Thursday, August 8, 2013

OBITS: Three U.S. Oxonians - Prentice, Darrow, Woodfield

William C. H, Prentice
PRENTICE, William C. H., d. July 28, 2013. Rhodes Scholar and college president. Died in Schenectady, NY. Obituary notice in the NY Times of August 4, 2012, p. 21. He is a 1937 graduate of Swarthmore and presumably matriculated at Oxford that fall. He received his Ph.D. from Harvard in psychology in1942.

He was recruited for the Clandestine National Defense Research Committee during WW2. He became chairman of the psychology dept at Swarthmore, then President of Wheaton College in Norton, Mass., 1962-1975.

Peter Darrow
DARROW, Peter V., d. May 19, 2013. Athlete and attorney, died in at NY Presbyterian Hospital New York City. He was a resident of NYC and Sag Harbor, NY. His obituary appears in the East Hampton Star of May 23, 2013 and notices were in the NY Times. He graduated from Columbia in 1972, attended Trinity College for the next two years, and then attended the University of Michigan Law School.

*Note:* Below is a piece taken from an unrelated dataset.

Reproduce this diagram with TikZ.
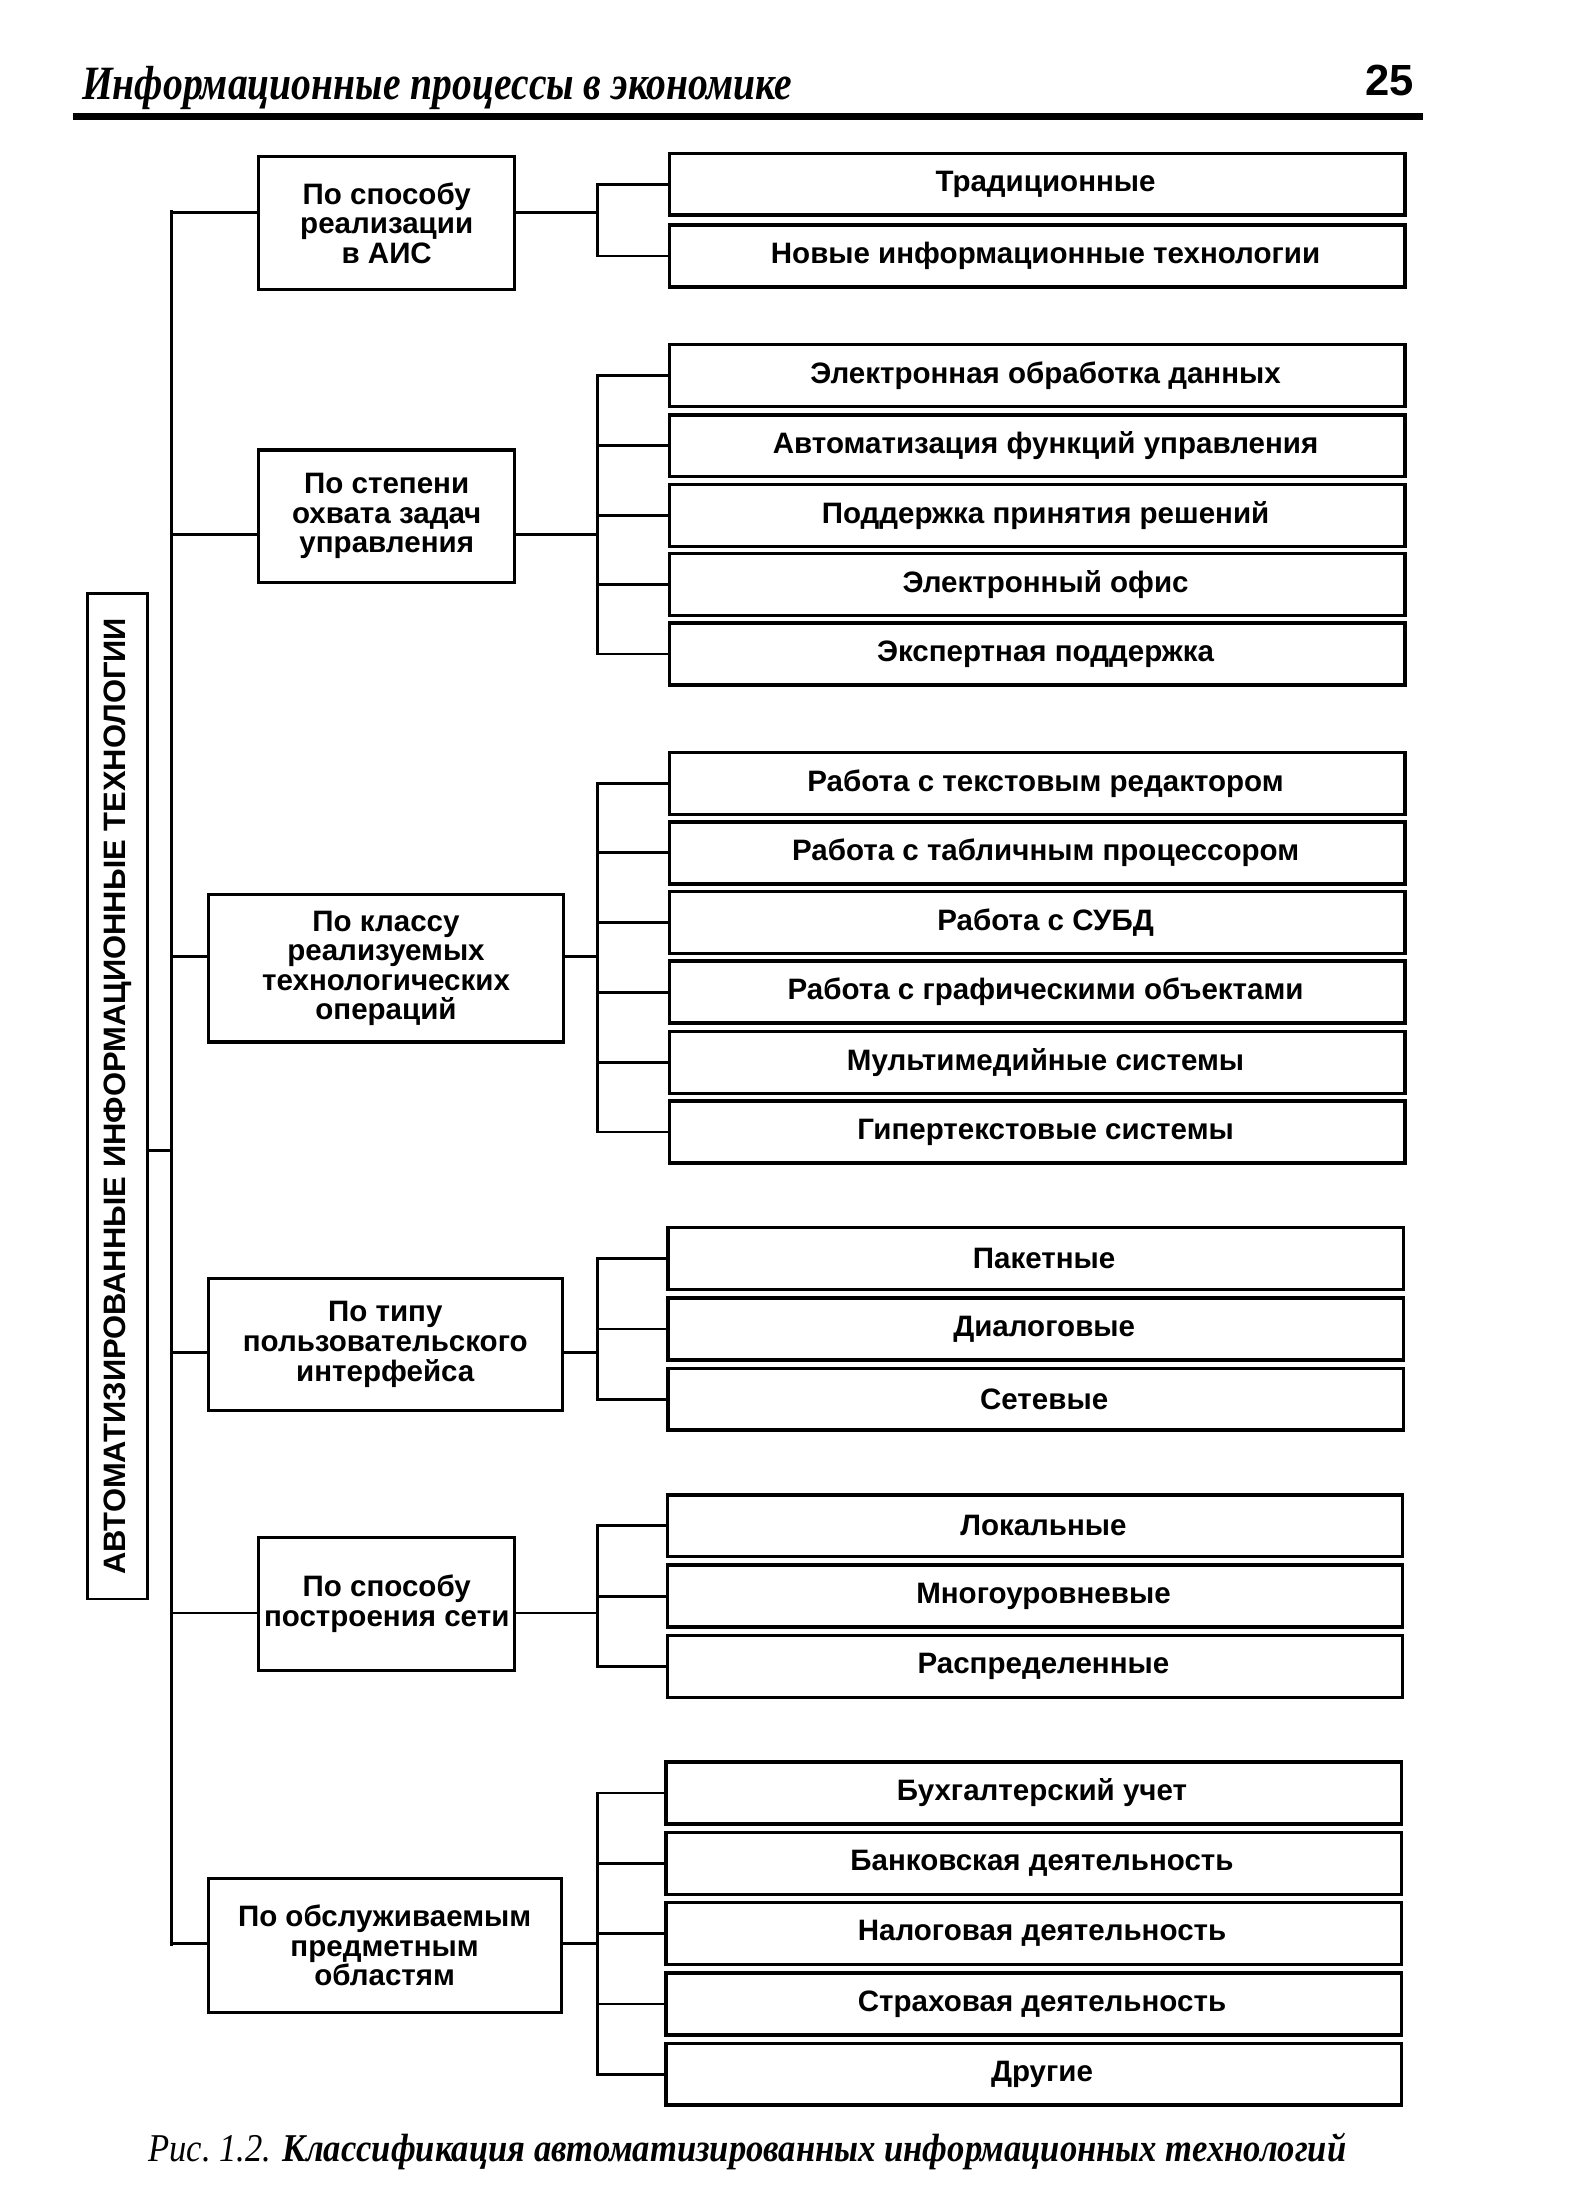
\documentclass[tikz,border=0pt]{standalone}
\usepackage{fontspec}
\setmainfont{Liberation Serif}
\newfontfamily\lsans{Liberation Sans}
\usetikzlibrary{calc}
\tikzset{
  boxtext/.style={font=\lsans\bfseries\fontsize{10.5}{10.5}\selectfont},
  item/.style={draw, line width=1.2pt, minimum width=261.5pt, minimum height=22pt, inner sep=0pt, boxtext,
    execute at begin node={\hspace*{6pt}}},
  cat/.style={draw, line width=1.1pt, inner sep=0pt, align=center, boxtext},
  conn/.style={line width=1pt, line cap=rect},
}
\begin{document}
\begin{tikzpicture}[x=0.5pt,y=-0.5pt]
\useasboundingbox (0,0) rectangle (1126,1568);
% header
\node[anchor=base west, inner sep=0pt, font=\fontsize{17}{19}\selectfont\bfseries\itshape] (hdr) at (58,71)
  {\resizebox{252.5pt}{\height}{Информационные процессы в экономике}};
\node[anchor=base east, inner sep=0pt, font=\lsans\bfseries\fontsize{15.5}{16}\selectfont] (pg) at (1006,68) {25};
\coordinate (ruleL) at (52,83);
\coordinate (ruleR) at (1012,83);
\draw[line width=2.4pt] (ruleL) -- (ruleR);

% vertical label
\node[draw, line width=1pt, rotate=90, minimum width=357.5pt, minimum height=21.5pt, inner sep=0pt,
  font=\lsans\bfseries\fontsize{11}{12}\selectfont] (lab) at (83.5,779.5)
  {АВТОМАТИЗИРОВАННЫЕ ИНФОРМАЦИОННЫЕ ТЕХНОЛОГИИ};

% category boxes
\node[cat, minimum width=91pt, minimum height=47.5pt] (c1) at (275,158.5) {По способу\\реализации\\в АИС};
\node[cat, minimum width=91pt, minimum height=47pt] (c2) at (275,367) {По степени\\охвата задач\\управления};
\node[cat, minimum width=126.5pt, minimum height=52.5pt] (c3) at (274.5,688.5) {По классу\\реализуемых\\технологических\\операций};
\node[cat, minimum width=126pt, minimum height=47pt] (c4) at (274,956) {По типу\\пользовательского\\интерфейса};
\node[cat, minimum width=91pt, minimum height=47.5pt] (c5) at (275,1140.5) {По способу\\построения сети};
\node[cat, minimum width=125.5pt, minimum height=47.5pt] (c6) at (273.5,1383.5) {По обслуживаемым\\предметным\\областям};

% items
\node[item] (i11) at (737.5,131) {Традиционные};
\node[item] (i12) at (737.5,182) {Новые информационные технологии};

\node[item] (i21) at (737.5,267) {Электронная обработка данных};
\node[item] (i22) at (737.5,317) {Автоматизация функций управления};
\node[item] (i23) at (737.5,366.5) {Поддержка принятия решений};
\node[item] (i24) at (737.5,415.5) {Электронный офис};
\node[item] (i25) at (737.5,465) {Экспертная поддержка};

\node[item] (i31) at (737.5,557) {Работа с текстовым редактором};
\node[item] (i32) at (737.5,606.5) {Работа с табличным процессором};
\node[item] (i33) at (737.5,656) {Работа с СУБД};
\node[item] (i34) at (737.5,705.5) {Работа с графическими объектами};
\node[item] (i35) at (737.5,755.5) {Мультимедийные системы};
\node[item] (i36) at (737.5,805) {Гипертекстовые системы};

\node[item] (i41) at (736.5,895) {Пакетные};
\node[item] (i42) at (736.5,945) {Диалоговые};
\node[item] (i43) at (736.5,995) {Сетевые};

\node[item] (i51) at (736,1085) {Локальные};
\node[item] (i52) at (736,1135) {Многоуровневые};
\node[item] (i53) at (736,1185) {Распределенные};

\node[item] (i61) at (735,1275) {Бухгалтерский учет};
\node[item] (i62) at (735,1325) {Банковская деятельность};
\node[item] (i63) at (735,1375) {Налоговая деятельность};
\node[item] (i64) at (735,1425) {Страховая деятельность};
\node[item] (i65) at (735,1475) {Другие};

% trunk
\coordinate (tTop) at (122,150);
\coordinate (tBot) at (122,1383);
\coordinate (yLab) at (0,818);
\draw[conn] (tTop) -- (tBot);
\draw[conn] (lab.south |- yLab) -- (tTop |- yLab);

% bracket points
\coordinate (k1) at (425,151);
\coordinate (k2) at (425,380);
\coordinate (k3) at (425,680);
\coordinate (k4) at (425,962);
\coordinate (k5) at (425,1147);
\coordinate (k6) at (425,1382);

\foreach \g in {1,...,6}{
  \draw[conn] (tTop |- k\g) -- (c\g.west |- k\g);
  \draw[conn] (c\g.east |- k\g) -- (k\g);
}

% group brackets
\draw[conn] (i11.west -| k1) -- (i12.west -| k1);
\foreach \n in {11,12} \draw[conn] (i\n.west) -- (i\n.west -| k1);
\draw[conn] (i21.west -| k2) -- (i25.west -| k2);
\foreach \n in {21,...,25} \draw[conn] (i\n.west) -- (i\n.west -| k2);
\draw[conn] (i31.west -| k3) -- (i36.west -| k3);
\foreach \n in {31,...,36} \draw[conn] (i\n.west) -- (i\n.west -| k3);
\draw[conn] (i41.west -| k4) -- (i43.west -| k4);
\foreach \n in {41,42,43} \draw[conn] (i\n.west) -- (i\n.west -| k4);
\draw[conn] (i51.west -| k5) -- (i53.west -| k5);
\foreach \n in {51,52,53} \draw[conn] (i\n.west) -- (i\n.west -| k5);
\draw[conn] (i61.west -| k6) -- (i65.west -| k6);
\foreach \n in {61,...,65} \draw[conn] (i\n.west) -- (i\n.west -| k6);

% caption
\node[anchor=base west, inner sep=0pt] (cap) at (105,1537)
  {\resizebox{426pt}{\height}{\fontsize{14}{16}\selectfont\itshape Рис.~1.2. {\bfseries Классификация автоматизированных информационных технологий}}};
\end{tikzpicture}
\end{document}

He was associated as an attorney with Mayer Brown and DLA Piper. Since 2008 he was married to Denise Seegal. With his first wife Leni he had two children, Meredith and Peter. He was President of the Trinity College, Oxford Society USA.

Denis B. Woodfield
WOODFIELD, Denis Buchanan, d. April 11, 2013. Formerly of Rye, N.Y., died in Princeton, New Jersey. He was born in New York City in 1933, the year that the New York City Oxford-Cambridge Dinner, which he chaired, started. His formative years were spent in Switzerland, where he attended The College de Vevey, and graduated from Harvard University, class of 1954, aged 20. Deferring his acceptance to Lincoln College, Oxford, he served in the U.S. military, attending the Army Language School in Monterey, California to learn Russian. 

He was then sent to the 513th Military Intelligence in Germany to be Chief US Army Interpreter, Armed Forces Central Europe for three years. Returning to civilian life, he attended Oxford, graduating with a D.Phil. in English bibliography. He was a life-long lover and buyer of rare books. His book Surreptitious Printing in England, 1550-1640, became a valuable commodity. Married in London, England, in 1963, to Rosemary Humphries, the couple moved to Rye. At this time, he was employed by the Chase Manhattan Bank. Three years later, he went to work for General Electric followed by six years with Pan American World Airways as director of Cash and Banking. 

Moving to Princeton, NJ, he joined Johnson & Johnson, where he spent 20 years in finance, including as Assistant Treasurer for Cash and Banking. He published four books and for many years was Chairman of the Executive Committee of the British Schools and Universities Foundation. He was elected an Honorary Fellow of Lincoln College, Oxford, in 2012. He was active in the Society of the Cincinnati of the State of New Jersey, the Society of Colonial Wars and the Mayflower Society, and the Baronial Order of the Magna Carta.